'''

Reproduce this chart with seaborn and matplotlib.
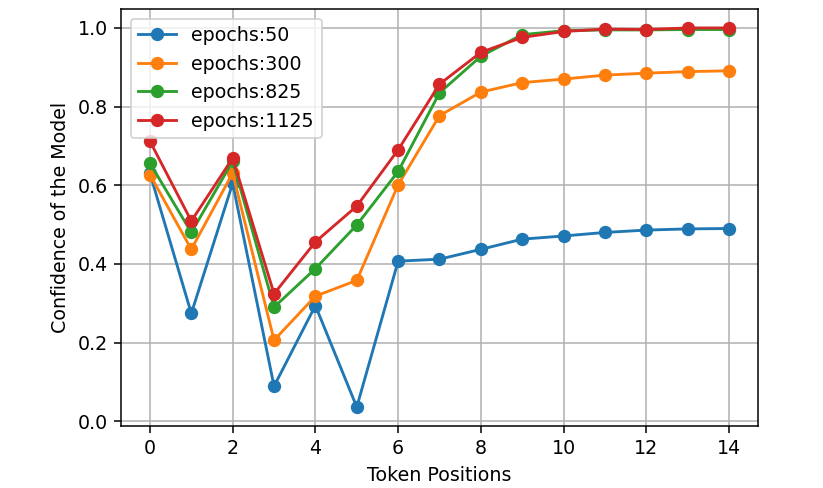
import matplotlib
matplotlib.use("Agg")
import matplotlib.pyplot as plt
import pandas as pd
import seaborn as sns

positions = list(range(15))
series_names = ["epochs:50", "epochs:300", "epochs:825", "epochs:1125"]
conf_50 = [0.630, 0.274, 0.605, 0.089, 0.294, 0.036, 0.407, 0.412, 0.437,
           0.463, 0.471, 0.480, 0.486, 0.489, 0.490]
conf_300 = [0.627, 0.437, 0.631, 0.206, 0.318, 0.358, 0.601, 0.777, 0.837,
            0.861, 0.870, 0.880, 0.885, 0.889, 0.891]
conf_825 = [0.656, 0.480, 0.661, 0.290, 0.388, 0.499, 0.635, 0.835, 0.928,
            0.983, 0.993, 0.995, 0.995, 0.996, 0.996]
conf_1125 = [0.712, 0.509, 0.669, 0.324, 0.456, 0.547, 0.690, 0.857, 0.938,
             0.976, 0.991, 0.997, 0.996, 1.000, 1.000]
colors = ["#1f77b4", "#ff7f0e", "#2ca02c", "#d62728"]

rows = []
for name, vals in zip(series_names, [conf_50, conf_300, conf_825, conf_1125]):
    for p, v in zip(positions, vals):
        rows.append({"Token Positions": p, "Confidence": v, "run": name})
df = pd.DataFrame(rows)

plt.rcParams["font.size"] = 10
fig = plt.figure(figsize=(823 / 137, 488 / 137), dpi=137)
ax = fig.add_axes([121 / 823, 62 / 488, 637 / 823, 417 / 488])

sns.lineplot(data=df, x="Token Positions", y="Confidence", hue="run",
             hue_order=series_names, palette=dict(zip(series_names, colors)),
             marker="o", markersize=7, markeredgewidth=0, errorbar=None, ax=ax)

ax.grid(True, color="#b0b0b0", linewidth=0.8)
ax.set_xlabel("Token Positions")
ax.set_ylabel("Confidence of the Model")
sns.move_legend(ax, "upper left", title=None)

fig.savefig("out.png", dpi=137)
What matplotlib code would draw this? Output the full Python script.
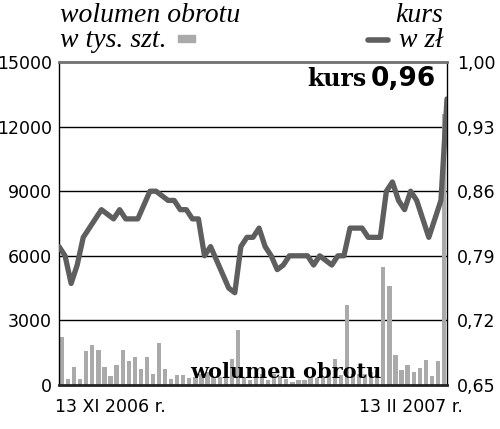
import numpy as np
import matplotlib
matplotlib.use("Agg")
import matplotlib.pyplot as plt
from matplotlib.patches import Rectangle
from matplotlib.lines import Line2D

# daily volume, thousands of shares (64 sessions)
wolumen = [2220, 270, 830, 280, 1560, 1880, 1640, 840, 420, 920,
           1630, 1125, 1310, 735, 1300, 530, 1950, 750, 270, 450,
           450, 340, 360, 500, 600, 360, 360, 380, 1220, 2540,
           390, 230, 390, 515, 230, 515, 435, 300, 155, 230,
           230, 340, 340, 340, 550, 1230, 470, 3700, 500, 500,
           500, 600, 700, 5470, 4590, 1400, 700, 940, 625, 810,
           1140, 440, 1125, 12600]

# share price in PLN (65 points along the same period)
kurs = [0.80, 0.79, 0.76, 0.78, 0.81, 0.82, 0.83, 0.84, 0.835, 0.83,
        0.84, 0.83, 0.83, 0.83, 0.845, 0.86, 0.86, 0.855, 0.85, 0.85,
        0.84, 0.84, 0.83, 0.83, 0.79, 0.80, 0.785, 0.77, 0.755, 0.75,
        0.80, 0.81, 0.81, 0.82, 0.80, 0.79, 0.775, 0.78, 0.79, 0.79,
        0.79, 0.79, 0.78, 0.79, 0.785, 0.78, 0.79, 0.79, 0.82, 0.82,
        0.82, 0.81, 0.81, 0.81, 0.86, 0.87, 0.85, 0.84, 0.86, 0.85,
        0.83, 0.81, 0.83, 0.85, 0.96]

vol_ticks = [0, 3000, 6000, 9000, 12000, 15000]
kurs_ticks = [0.65, 0.72, 0.79, 0.86, 0.93, 1.00]
kurs_labels = ["0,65", "0,72", "0,79", "0,86", "0,93", "1,00"]

BAR = "#aaaaaa"
LINE = "#5e5e5e"

fig = plt.figure(figsize=(5, 4.29), dpi=100)
ax = fig.add_axes([59 / 500, 1 - 385 / 429, 388 / 500, 323 / 429])

x = np.arange(len(wolumen))
ax.bar(x, wolumen, width=0.7, color=BAR, zorder=2)
ax.set_xlim(-0.5, len(wolumen) - 0.5)
ax.set_ylim(0, 15000)
ax.set_yticks(vol_ticks)
ax.set_xticks([])
for v in vol_ticks[1:-1]:
    ax.axhline(v, color="black", lw=1, zorder=1)
ax.tick_params(axis="y", length=0, pad=5, labelsize=12.5)

for s in ["left", "right"]:
    ax.spines[s].set_linewidth(1)
    ax.spines[s].set_color("black")
ax.spines["bottom"].set_linewidth(2)
ax.spines["bottom"].set_color("#222222")
ax.spines["top"].set_linewidth(2)
ax.spines["top"].set_color("#707070")

ax2 = ax.twinx()
xk = np.linspace(-0.5, len(wolumen) - 0.5, len(kurs))
ax2.plot(xk, kurs, color=LINE, lw=3.8, solid_joinstyle="round",
         solid_capstyle="round", zorder=3)
ax2.set_ylim(0.65, 1.00)
ax2.set_yticks(kurs_ticks)
ax2.set_yticklabels(kurs_labels)
ax2.tick_params(axis="y", length=0, pad=7, labelsize=12.5)
for s in ax2.spines.values():
    s.set_visible(False)

# in-plot labels
ax2.text(366 / 500, 1 - 86 / 429, "kurs", transform=fig.transFigure, ha="right",
         va="baseline", fontsize=17, fontweight="bold", family="DejaVu Serif")
ax2.text(371 / 500, 1 - 86 / 429, "0,96", transform=fig.transFigure, ha="left",
         va="baseline", fontsize=19, fontweight="bold", family="DejaVu Sans")
ax2.text(190 / 500, 1 - 378 / 429, "wolumen obrotu", transform=fig.transFigure,
         ha="left", va="baseline", fontsize=15, fontweight="bold",
         family="DejaVu Serif", zorder=5)

# headers
fig.text(60 / 500, 1 - 3 / 429, "wolumen obrotu", ha="left", va="top",
         fontsize=20, style="italic", family="Liberation Serif")
fig.text(60 / 500, 1 - 28 / 429, "w tys. szt.", ha="left", va="top",
         fontsize=20, style="italic", family="Liberation Serif")
fig.text(443 / 500, 1 - 3 / 429, "kurs", ha="right", va="top",
         fontsize=20, style="italic", family="Liberation Serif")
fig.text(443 / 500, 1 - 28 / 429, "w zł", ha="right", va="top",
         fontsize=20, style="italic", family="Liberation Serif")
fig.add_artist(Rectangle((178 / 500, 1 - 42 / 429), 17 / 500, 7 / 429,
                         transform=fig.transFigure, color=BAR))
fig.add_artist(Line2D([368 / 500, 388 / 500], [1 - 40 / 429, 1 - 40 / 429],
                      transform=fig.transFigure, color=LINE, lw=4,
                      solid_capstyle="round"))

# dates
fig.text(55 / 500, 1 - 398 / 429, "13 XI 2006 r.", ha="left", va="top", fontsize=12.5)
fig.text(463 / 500, 1 - 398 / 429, "13 II 2007 r.", ha="right", va="top", fontsize=12.5)

fig.savefig("out.png", dpi=100)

'''

- **Exercise**: Print the full listing exactly, dropping the pictures.

- **The completed task**:
Reproduce this chart with seaborn and matplotlib.
import matplotlib
matplotlib.use("Agg")
import matplotlib.pyplot as plt
import pandas as pd
import seaborn as sns

positions = list(range(15))
series_names = ["epochs:50", "epochs:300", "epochs:825", "epochs:1125"]
conf_50 = [0.630, 0.274, 0.605, 0.089, 0.294, 0.036, 0.407, 0.412, 0.437,
           0.463, 0.471, 0.480, 0.486, 0.489, 0.490]
conf_300 = [0.627, 0.437, 0.631, 0.206, 0.318, 0.358, 0.601, 0.777, 0.837,
            0.861, 0.870, 0.880, 0.885, 0.889, 0.891]
conf_825 = [0.656, 0.480, 0.661, 0.290, 0.388, 0.499, 0.635, 0.835, 0.928,
            0.983, 0.993, 0.995, 0.995, 0.996, 0.996]
conf_1125 = [0.712, 0.509, 0.669, 0.324, 0.456, 0.547, 0.690, 0.857, 0.938,
             0.976, 0.991, 0.997, 0.996, 1.000, 1.000]
colors = ["#1f77b4", "#ff7f0e", "#2ca02c", "#d62728"]

rows = []
for name, vals in zip(series_names, [conf_50, conf_300, conf_825, conf_1125]):
    for p, v in zip(positions, vals):
        rows.append({"Token Positions": p, "Confidence": v, "run": name})
df = pd.DataFrame(rows)

plt.rcParams["font.size"] = 10
fig = plt.figure(figsize=(823 / 137, 488 / 137), dpi=137)
ax = fig.add_axes([121 / 823, 62 / 488, 637 / 823, 417 / 488])

sns.lineplot(data=df, x="Token Positions", y="Confidence", hue="run",
             hue_order=series_names, palette=dict(zip(series_names, colors)),
             marker="o", markersize=7, markeredgewidth=0, errorbar=None, ax=ax)

ax.grid(True, color="#b0b0b0", linewidth=0.8)
ax.set_xlabel("Token Positions")
ax.set_ylabel("Confidence of the Model")
sns.move_legend(ax, "upper left", title=None)

fig.savefig("out.png", dpi=137)
What matplotlib code would draw this? Output the full Python script.
import numpy as np
import matplotlib
matplotlib.use("Agg")
import matplotlib.pyplot as plt
from matplotlib.patches import Rectangle
from matplotlib.lines import Line2D

# daily volume, thousands of shares (64 sessions)
wolumen = [2220, 270, 830, 280, 1560, 1880, 1640, 840, 420, 920,
           1630, 1125, 1310, 735, 1300, 530, 1950, 750, 270, 450,
           450, 340, 360, 500, 600, 360, 360, 380, 1220, 2540,
           390, 230, 390, 515, 230, 515, 435, 300, 155, 230,
           230, 340, 340, 340, 550, 1230, 470, 3700, 500, 500,
           500, 600, 700, 5470, 4590, 1400, 700, 940, 625, 810,
           1140, 440, 1125, 12600]

# share price in PLN (65 points along the same period)
kurs = [0.80, 0.79, 0.76, 0.78, 0.81, 0.82, 0.83, 0.84, 0.835, 0.83,
        0.84, 0.83, 0.83, 0.83, 0.845, 0.86, 0.86, 0.855, 0.85, 0.85,
        0.84, 0.84, 0.83, 0.83, 0.79, 0.80, 0.785, 0.77, 0.755, 0.75,
        0.80, 0.81, 0.81, 0.82, 0.80, 0.79, 0.775, 0.78, 0.79, 0.79,
        0.79, 0.79, 0.78, 0.79, 0.785, 0.78, 0.79, 0.79, 0.82, 0.82,
        0.82, 0.81, 0.81, 0.81, 0.86, 0.87, 0.85, 0.84, 0.86, 0.85,
        0.83, 0.81, 0.83, 0.85, 0.96]

vol_ticks = [0, 3000, 6000, 9000, 12000, 15000]
kurs_ticks = [0.65, 0.72, 0.79, 0.86, 0.93, 1.00]
kurs_labels = ["0,65", "0,72", "0,79", "0,86", "0,93", "1,00"]

BAR = "#aaaaaa"
LINE = "#5e5e5e"

fig = plt.figure(figsize=(5, 4.29), dpi=100)
ax = fig.add_axes([59 / 500, 1 - 385 / 429, 388 / 500, 323 / 429])

x = np.arange(len(wolumen))
ax.bar(x, wolumen, width=0.7, color=BAR, zorder=2)
ax.set_xlim(-0.5, len(wolumen) - 0.5)
ax.set_ylim(0, 15000)
ax.set_yticks(vol_ticks)
ax.set_xticks([])
for v in vol_ticks[1:-1]:
    ax.axhline(v, color="black", lw=1, zorder=1)
ax.tick_params(axis="y", length=0, pad=5, labelsize=12.5)

for s in ["left", "right"]:
    ax.spines[s].set_linewidth(1)
    ax.spines[s].set_color("black")
ax.spines["bottom"].set_linewidth(2)
ax.spines["bottom"].set_color("#222222")
ax.spines["top"].set_linewidth(2)
ax.spines["top"].set_color("#707070")

ax2 = ax.twinx()
xk = np.linspace(-0.5, len(wolumen) - 0.5, len(kurs))
ax2.plot(xk, kurs, color=LINE, lw=3.8, solid_joinstyle="round",
         solid_capstyle="round", zorder=3)
ax2.set_ylim(0.65, 1.00)
ax2.set_yticks(kurs_ticks)
ax2.set_yticklabels(kurs_labels)
ax2.tick_params(axis="y", length=0, pad=7, labelsize=12.5)
for s in ax2.spines.values():
    s.set_visible(False)

# in-plot labels
ax2.text(366 / 500, 1 - 86 / 429, "kurs", transform=fig.transFigure, ha="right",
         va="baseline", fontsize=17, fontweight="bold", family="DejaVu Serif")
ax2.text(371 / 500, 1 - 86 / 429, "0,96", transform=fig.transFigure, ha="left",
         va="baseline", fontsize=19, fontweight="bold", family="DejaVu Sans")
ax2.text(190 / 500, 1 - 378 / 429, "wolumen obrotu", transform=fig.transFigure,
         ha="left", va="baseline", fontsize=15, fontweight="bold",
         family="DejaVu Serif", zorder=5)

# headers
fig.text(60 / 500, 1 - 3 / 429, "wolumen obrotu", ha="left", va="top",
         fontsize=20, style="italic", family="Liberation Serif")
fig.text(60 / 500, 1 - 28 / 429, "w tys. szt.", ha="left", va="top",
         fontsize=20, style="italic", family="Liberation Serif")
fig.text(443 / 500, 1 - 3 / 429, "kurs", ha="right", va="top",
         fontsize=20, style="italic", family="Liberation Serif")
fig.text(443 / 500, 1 - 28 / 429, "w zł", ha="right", va="top",
         fontsize=20, style="italic", family="Liberation Serif")
fig.add_artist(Rectangle((178 / 500, 1 - 42 / 429), 17 / 500, 7 / 429,
                         transform=fig.transFigure, color=BAR))
fig.add_artist(Line2D([368 / 500, 388 / 500], [1 - 40 / 429, 1 - 40 / 429],
                      transform=fig.transFigure, color=LINE, lw=4,
                      solid_capstyle="round"))

# dates
fig.text(55 / 500, 1 - 398 / 429, "13 XI 2006 r.", ha="left", va="top", fontsize=12.5)
fig.text(463 / 500, 1 - 398 / 429, "13 II 2007 r.", ha="right", va="top", fontsize=12.5)

fig.savefig("out.png", dpi=100)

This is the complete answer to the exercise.